To understand why there is such an increase in the amount of CO ₂ in the atmosphere you must look at the primary sources of greenhouse gas emissions. In the US, the largest source is from our power plants; approximately 40% come from the burning of fossil fuels for this purpose, and coal accounts for 93% of these emissions. We should look to natural gas as an alternative to coal since natural gas produces half of the CO ₂ emissions for the same amount of energy produced.

The second largest producer of CO ₂ comes from our cars and light trucks, contributing 20% of the total emissions. The US has the lowest standards for gas mileages in the world, with Japan's average nearly double the average American vehicle. For example, using the EPA's 2000 fuel Economy Guide, a 2000 Dodge Durango (produced here in Delaware!) gets twelve miles per gallon in the city and will produce approximately 800 pounds of CO ₂ in a distance of 500 city miles.
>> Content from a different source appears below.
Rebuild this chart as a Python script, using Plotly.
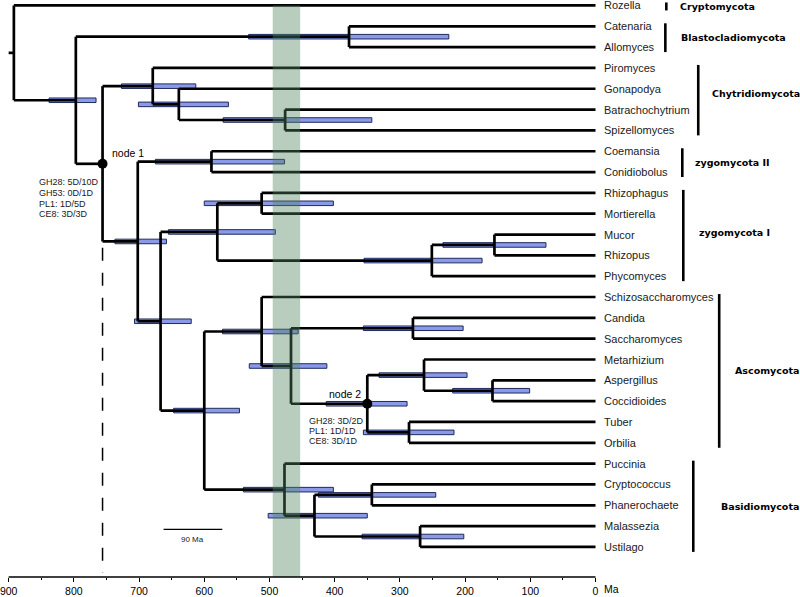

A 2000 Honda Insight that gets 61 miles to the gallon will only produce approximately 161 ponds of CO ₂ over the same 500 city miles. Imagine how much we could reduce the carbon emissions from our cars if the gas mileage standard was increased. We have the technology to do it; we just need more US consumers to buy vehicles based on fuel economy. Other forms of transportation also play a significant role in carbon emissions. Another 13% of the US carbon emissions come from large, mostly commercial, trucks. The IPCC estimates that aviation also contributes 3.5% of the emissions and could increase to 15% by 2050. And that buildings and structures also give off CO ₂ emissions and contribute to 12% of the US total. The building emissions come mostly from the generation and transmission of electricity accounting for about 70 %, the combustion of natural gas in furnaces and water heaters constitutes about 20 %, and the remaining 10 % comes from fuel oil energy related emissions.
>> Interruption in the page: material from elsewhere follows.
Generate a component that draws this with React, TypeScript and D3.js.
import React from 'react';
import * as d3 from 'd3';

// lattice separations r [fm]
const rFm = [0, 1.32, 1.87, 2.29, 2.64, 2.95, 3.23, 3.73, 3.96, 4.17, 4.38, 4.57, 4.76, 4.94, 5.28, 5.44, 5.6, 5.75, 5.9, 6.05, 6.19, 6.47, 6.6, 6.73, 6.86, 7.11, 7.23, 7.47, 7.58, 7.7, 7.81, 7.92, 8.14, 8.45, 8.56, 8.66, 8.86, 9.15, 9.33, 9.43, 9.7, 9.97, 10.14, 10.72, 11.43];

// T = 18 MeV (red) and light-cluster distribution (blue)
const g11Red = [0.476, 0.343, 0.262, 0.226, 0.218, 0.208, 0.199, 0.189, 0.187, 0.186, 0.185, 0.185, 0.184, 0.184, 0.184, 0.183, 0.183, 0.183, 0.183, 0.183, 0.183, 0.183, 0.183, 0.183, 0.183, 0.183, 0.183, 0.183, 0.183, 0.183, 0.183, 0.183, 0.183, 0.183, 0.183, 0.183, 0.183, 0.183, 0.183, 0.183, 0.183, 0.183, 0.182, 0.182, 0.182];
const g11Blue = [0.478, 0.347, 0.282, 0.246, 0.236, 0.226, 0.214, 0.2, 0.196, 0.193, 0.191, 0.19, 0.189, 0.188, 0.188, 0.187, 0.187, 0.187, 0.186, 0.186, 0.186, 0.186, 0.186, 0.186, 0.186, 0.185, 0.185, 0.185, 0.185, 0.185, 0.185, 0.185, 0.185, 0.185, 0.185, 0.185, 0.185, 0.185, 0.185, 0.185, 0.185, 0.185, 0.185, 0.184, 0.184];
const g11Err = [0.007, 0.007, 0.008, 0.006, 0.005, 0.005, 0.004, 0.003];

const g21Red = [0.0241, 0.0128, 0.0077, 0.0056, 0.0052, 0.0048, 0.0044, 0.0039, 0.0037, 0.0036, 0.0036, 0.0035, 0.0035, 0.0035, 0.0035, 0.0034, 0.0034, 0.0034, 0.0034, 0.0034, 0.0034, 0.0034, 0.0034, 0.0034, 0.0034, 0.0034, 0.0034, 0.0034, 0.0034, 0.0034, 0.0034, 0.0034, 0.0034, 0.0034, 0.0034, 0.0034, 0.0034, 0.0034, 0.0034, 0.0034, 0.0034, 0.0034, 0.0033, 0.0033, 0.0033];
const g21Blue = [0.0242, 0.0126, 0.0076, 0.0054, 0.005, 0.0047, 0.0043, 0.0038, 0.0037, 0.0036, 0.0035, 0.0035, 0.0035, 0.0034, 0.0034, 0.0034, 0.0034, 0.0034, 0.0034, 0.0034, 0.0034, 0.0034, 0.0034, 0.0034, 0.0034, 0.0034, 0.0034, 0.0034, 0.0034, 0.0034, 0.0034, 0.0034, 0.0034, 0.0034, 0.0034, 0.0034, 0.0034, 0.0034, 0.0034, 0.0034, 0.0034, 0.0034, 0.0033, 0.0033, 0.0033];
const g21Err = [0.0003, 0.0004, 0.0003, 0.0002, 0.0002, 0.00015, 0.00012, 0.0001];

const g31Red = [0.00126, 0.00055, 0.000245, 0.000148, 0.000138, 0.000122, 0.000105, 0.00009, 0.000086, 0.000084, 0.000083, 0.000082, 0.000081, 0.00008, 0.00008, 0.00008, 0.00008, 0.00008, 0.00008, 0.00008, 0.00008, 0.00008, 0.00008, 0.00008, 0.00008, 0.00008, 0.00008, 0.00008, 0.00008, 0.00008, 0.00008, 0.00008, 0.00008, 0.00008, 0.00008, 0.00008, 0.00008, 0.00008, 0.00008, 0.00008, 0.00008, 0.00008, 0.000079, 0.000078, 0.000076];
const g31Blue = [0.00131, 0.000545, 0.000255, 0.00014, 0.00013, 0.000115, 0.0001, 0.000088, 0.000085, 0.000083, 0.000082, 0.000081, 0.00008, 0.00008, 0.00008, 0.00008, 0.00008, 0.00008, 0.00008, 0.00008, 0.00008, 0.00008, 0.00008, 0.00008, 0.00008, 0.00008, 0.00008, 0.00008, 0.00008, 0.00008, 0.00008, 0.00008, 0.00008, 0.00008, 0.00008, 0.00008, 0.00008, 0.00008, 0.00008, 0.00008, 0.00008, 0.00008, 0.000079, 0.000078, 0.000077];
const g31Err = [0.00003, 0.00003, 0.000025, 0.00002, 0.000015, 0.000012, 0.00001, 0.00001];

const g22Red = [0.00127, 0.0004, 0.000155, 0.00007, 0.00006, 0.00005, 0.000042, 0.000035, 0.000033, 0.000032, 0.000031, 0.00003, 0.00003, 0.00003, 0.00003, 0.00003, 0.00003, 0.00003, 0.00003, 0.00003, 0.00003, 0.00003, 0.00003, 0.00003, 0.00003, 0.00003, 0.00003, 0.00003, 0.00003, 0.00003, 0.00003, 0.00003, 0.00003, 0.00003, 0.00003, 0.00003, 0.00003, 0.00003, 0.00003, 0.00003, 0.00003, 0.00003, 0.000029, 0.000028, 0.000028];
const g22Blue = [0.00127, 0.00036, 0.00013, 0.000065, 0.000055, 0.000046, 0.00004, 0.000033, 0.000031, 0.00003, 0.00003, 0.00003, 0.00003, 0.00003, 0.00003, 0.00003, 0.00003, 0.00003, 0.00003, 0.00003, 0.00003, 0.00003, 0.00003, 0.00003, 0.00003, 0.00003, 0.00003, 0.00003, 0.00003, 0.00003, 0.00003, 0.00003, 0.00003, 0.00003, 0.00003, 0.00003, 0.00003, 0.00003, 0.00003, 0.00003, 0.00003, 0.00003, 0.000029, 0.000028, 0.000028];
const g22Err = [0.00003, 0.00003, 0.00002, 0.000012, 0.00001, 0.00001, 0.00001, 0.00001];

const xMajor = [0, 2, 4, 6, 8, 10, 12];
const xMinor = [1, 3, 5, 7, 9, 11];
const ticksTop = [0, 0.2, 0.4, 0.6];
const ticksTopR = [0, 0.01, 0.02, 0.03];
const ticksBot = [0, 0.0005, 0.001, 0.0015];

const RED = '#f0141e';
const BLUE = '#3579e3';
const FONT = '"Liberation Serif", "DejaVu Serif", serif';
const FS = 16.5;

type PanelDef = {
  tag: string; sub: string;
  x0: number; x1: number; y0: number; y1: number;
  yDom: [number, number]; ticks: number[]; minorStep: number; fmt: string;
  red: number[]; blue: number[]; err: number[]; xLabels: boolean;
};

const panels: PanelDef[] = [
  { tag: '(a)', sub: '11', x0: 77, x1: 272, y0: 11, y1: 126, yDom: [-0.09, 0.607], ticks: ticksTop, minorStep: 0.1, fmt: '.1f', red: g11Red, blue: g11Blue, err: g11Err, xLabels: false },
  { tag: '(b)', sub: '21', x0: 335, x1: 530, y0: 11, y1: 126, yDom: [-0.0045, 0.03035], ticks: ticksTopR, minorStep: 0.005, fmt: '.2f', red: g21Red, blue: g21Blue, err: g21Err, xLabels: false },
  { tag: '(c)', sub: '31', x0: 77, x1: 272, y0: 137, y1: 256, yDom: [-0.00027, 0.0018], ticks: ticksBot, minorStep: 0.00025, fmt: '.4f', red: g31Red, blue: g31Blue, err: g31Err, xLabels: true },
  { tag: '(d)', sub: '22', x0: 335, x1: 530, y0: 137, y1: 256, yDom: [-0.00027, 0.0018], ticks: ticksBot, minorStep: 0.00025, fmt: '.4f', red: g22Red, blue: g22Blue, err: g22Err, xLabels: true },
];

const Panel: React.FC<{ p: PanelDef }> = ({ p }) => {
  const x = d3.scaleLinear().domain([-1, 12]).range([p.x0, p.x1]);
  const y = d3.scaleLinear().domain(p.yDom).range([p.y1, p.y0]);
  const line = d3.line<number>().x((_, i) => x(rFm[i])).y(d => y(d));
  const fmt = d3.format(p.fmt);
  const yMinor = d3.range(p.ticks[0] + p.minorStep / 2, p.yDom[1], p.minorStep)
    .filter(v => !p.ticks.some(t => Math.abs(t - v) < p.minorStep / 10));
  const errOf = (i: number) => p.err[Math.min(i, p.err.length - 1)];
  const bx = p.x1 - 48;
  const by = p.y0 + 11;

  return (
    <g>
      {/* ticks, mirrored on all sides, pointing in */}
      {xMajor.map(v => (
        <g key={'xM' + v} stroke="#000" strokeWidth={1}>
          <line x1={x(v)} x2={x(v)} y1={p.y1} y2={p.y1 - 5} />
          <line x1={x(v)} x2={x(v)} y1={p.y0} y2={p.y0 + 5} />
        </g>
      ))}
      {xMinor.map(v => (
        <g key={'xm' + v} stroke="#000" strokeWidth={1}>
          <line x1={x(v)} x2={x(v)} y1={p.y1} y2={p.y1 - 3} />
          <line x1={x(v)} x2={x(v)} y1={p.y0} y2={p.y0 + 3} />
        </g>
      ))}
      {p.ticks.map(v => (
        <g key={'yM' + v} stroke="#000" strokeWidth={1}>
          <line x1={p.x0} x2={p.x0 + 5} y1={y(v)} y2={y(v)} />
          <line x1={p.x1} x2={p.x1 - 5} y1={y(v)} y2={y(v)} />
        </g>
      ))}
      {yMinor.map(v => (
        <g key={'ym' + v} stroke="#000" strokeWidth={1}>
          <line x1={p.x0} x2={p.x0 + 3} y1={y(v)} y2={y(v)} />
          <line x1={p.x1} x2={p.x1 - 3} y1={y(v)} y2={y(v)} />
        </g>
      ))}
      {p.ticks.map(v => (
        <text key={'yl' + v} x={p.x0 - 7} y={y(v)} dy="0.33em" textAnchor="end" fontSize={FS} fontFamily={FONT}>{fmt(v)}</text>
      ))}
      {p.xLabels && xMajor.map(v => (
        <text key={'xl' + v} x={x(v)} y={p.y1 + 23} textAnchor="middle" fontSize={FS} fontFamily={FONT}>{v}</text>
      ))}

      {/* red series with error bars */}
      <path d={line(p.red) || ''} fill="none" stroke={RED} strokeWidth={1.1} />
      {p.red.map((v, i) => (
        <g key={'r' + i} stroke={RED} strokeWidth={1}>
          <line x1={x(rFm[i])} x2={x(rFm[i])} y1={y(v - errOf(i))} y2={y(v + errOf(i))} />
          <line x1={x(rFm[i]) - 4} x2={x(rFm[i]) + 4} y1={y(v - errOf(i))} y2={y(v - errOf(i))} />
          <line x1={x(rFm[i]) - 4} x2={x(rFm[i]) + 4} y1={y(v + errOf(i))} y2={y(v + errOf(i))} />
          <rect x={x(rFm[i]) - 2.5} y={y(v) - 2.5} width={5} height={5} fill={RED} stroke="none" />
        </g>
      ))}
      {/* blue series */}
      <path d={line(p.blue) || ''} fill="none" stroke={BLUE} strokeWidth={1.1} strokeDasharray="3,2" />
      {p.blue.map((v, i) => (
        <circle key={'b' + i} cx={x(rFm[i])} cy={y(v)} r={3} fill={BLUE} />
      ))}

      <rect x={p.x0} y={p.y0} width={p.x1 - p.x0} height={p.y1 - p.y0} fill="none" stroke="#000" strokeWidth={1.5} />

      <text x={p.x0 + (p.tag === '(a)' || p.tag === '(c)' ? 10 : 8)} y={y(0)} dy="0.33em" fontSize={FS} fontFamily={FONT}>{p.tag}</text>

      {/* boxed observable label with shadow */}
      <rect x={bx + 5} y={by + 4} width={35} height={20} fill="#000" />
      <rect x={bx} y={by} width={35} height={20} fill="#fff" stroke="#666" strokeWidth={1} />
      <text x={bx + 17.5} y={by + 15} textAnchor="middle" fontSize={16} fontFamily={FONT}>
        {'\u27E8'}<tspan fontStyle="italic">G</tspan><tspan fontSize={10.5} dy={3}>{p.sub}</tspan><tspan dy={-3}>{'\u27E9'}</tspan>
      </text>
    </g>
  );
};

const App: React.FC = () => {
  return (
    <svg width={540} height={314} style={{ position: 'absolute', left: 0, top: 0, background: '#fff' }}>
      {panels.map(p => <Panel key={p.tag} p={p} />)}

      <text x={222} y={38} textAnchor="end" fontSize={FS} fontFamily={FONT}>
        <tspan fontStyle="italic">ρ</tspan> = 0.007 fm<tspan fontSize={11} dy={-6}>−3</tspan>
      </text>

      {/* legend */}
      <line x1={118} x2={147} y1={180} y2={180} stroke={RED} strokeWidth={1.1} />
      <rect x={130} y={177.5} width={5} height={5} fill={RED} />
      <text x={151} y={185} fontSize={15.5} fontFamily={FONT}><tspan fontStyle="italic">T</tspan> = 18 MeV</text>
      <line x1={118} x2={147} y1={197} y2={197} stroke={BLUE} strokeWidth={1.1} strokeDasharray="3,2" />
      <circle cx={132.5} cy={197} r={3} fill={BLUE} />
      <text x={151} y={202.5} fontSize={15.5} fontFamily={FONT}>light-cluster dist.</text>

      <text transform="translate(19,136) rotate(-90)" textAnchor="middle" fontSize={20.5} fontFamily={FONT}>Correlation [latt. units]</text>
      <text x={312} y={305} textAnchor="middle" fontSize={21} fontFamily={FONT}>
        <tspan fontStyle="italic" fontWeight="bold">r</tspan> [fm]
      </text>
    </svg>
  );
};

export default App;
There are numerous other signs of a global warm-up other than just atmospheric data. One very obvious one is the global distribution of ice. You can look anywhere on Earth where there is ice and it is changing. Close to home we can look at glacier national park that was home to around 150 glaciers when it was named in 1910. Today there is fewer that 30 and the projection is that most if not all of the glaciers will be gone within 30 years. The snows of Kilimanjaro have melted more than 80% in the last 100 years. The arctic sea ice has thinned significantly, so much that it has been reduced by 10% in the past 30 years. In permafrost regions in the northern hemisphere, Spring freshwater melt happens nine days earlier than it did 150 years ago and the fall freeze is now ten days later. This thawing of the permafrost has attributed to large areas of ground subsidence in Alaska.
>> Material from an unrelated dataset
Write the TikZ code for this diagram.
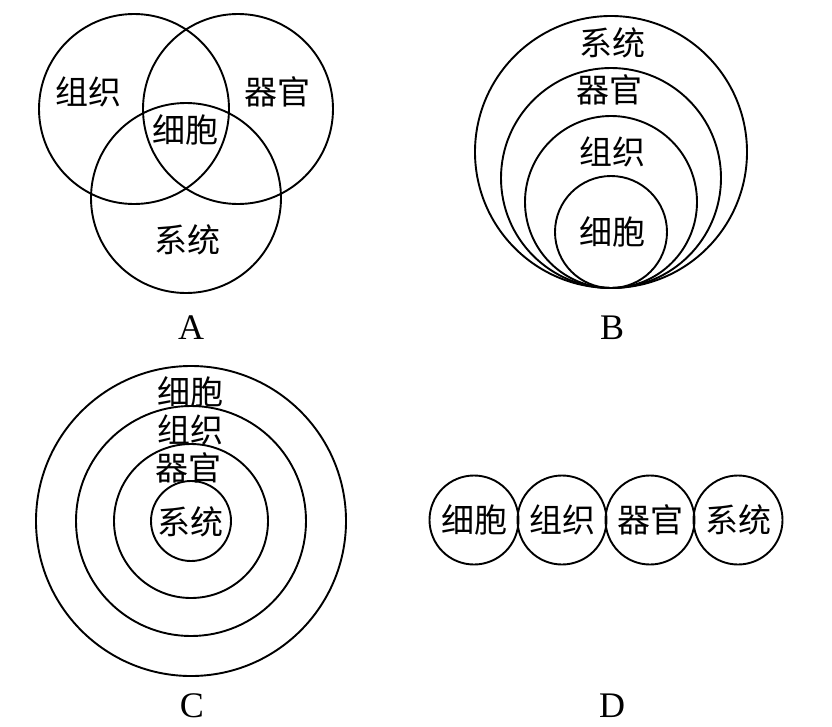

Changes in the salinity and the pH, level of the oceans are another sign of global warming. Salinity of the oceans is changing with a significant increase in the salinity at the equator and a significant decrease at the poles. This is attributed to global warming due to the increase in evaporation tied to the increasing atmospheric temperatures. This evaporation increase at the equator concentrates the salt in the surface of the ocean at those latitudes. The resulting water vapor is then transported to the poles and at the higher latitudes it precipitates and ultimately returns the fresh water to the ocean. The worry is that North Atlantic waters will become too fresh and the ocean conveyor that is driven by the sinking of the saltier water in the northern latitudes could slow down. Analysis of the ice cores has told us that this has happened before in Earth's history. This has caused the North Atlantic to cool and brought drought to other portions of the Northern Hemisphere in the Earth's past.

The changes in pH of the ocean seem inevitable when you think about the fact that over half of the CO ₂ emissions end up in the ocean, a daily dose of approximately 22 million tons! When seawater and CO ₂ combine they form a weak carbonic acid. This is making the ocean more acidic and there is evidence that the lowering of the pH may be harmful to marine life. Many of the animals in the ocean build their shells out of calcium carbonate from seawater. As the pH drops, so will the ability of these organisms to grow. These organisms are the basis of many ocean food chains and support some of the largest organisms on the planet, namely whales.

Many skeptics of global warming will discuss how the Earth will take care of its children, through the guise of the GAIA Hypothesis. This is wishful thinking and the Earth actually is resilient and has been able to offset quite a bit of the anthropogenic effects of our society. It does this by way of natural portions of the planet that are called "sinks". These areas are places that sequester and therefore buffer the effects of the excess carbon input to the system, the identified sinks are the Earth's forests and the oceans, which are now starting to show signs they, are not as efficient at sequestering carbon as they once were. The Kyoto protocol uses this sink concept as a means to achieve emission reduction commitments. For every ton of carbon stored in a sink, the country is allowed to emit an additional ton from the burning of fossil fuel. This concept is flawed since the sequestering of carbon by trees is only temporary. Land use changes, forest fires, and even insect outbreaks can release this carbon into the air. Another interesting concept is that many of these forest plantings by countries to off set their carbon emissions are happening in farmland or boreal regions that would normally covered by ice. By changing the land use of these areas to forests, the albedo is changed so that there is more absorbance of solar radiation. We may find that these newly planted areas are actually adding to the problem more than helping it!

There are serious uncertainties regarding the detailed reactions of the climate system to the increase in greenhouse gases. The problem is not to only identify the significant component of the problem but to understand the feedback between them. The uncertainties stem from a number of different phenomena that are not well understood. These include solar variability, physics of aerosols, and the physics of clouds.

Many of the predictions include temperature increases tied to dates and are not valid since we do not know the actual rate of the increase in the future. What we should be doing is looking how a doubling of carbon dioxide will affect the climate system. Some researchers predict the doubling of atmospheric CO ₂ in a matter of tens of years. For students to understand what this may mean to their existence on this planet the students will engage in a series of activities in which they explore the possible environmental effects.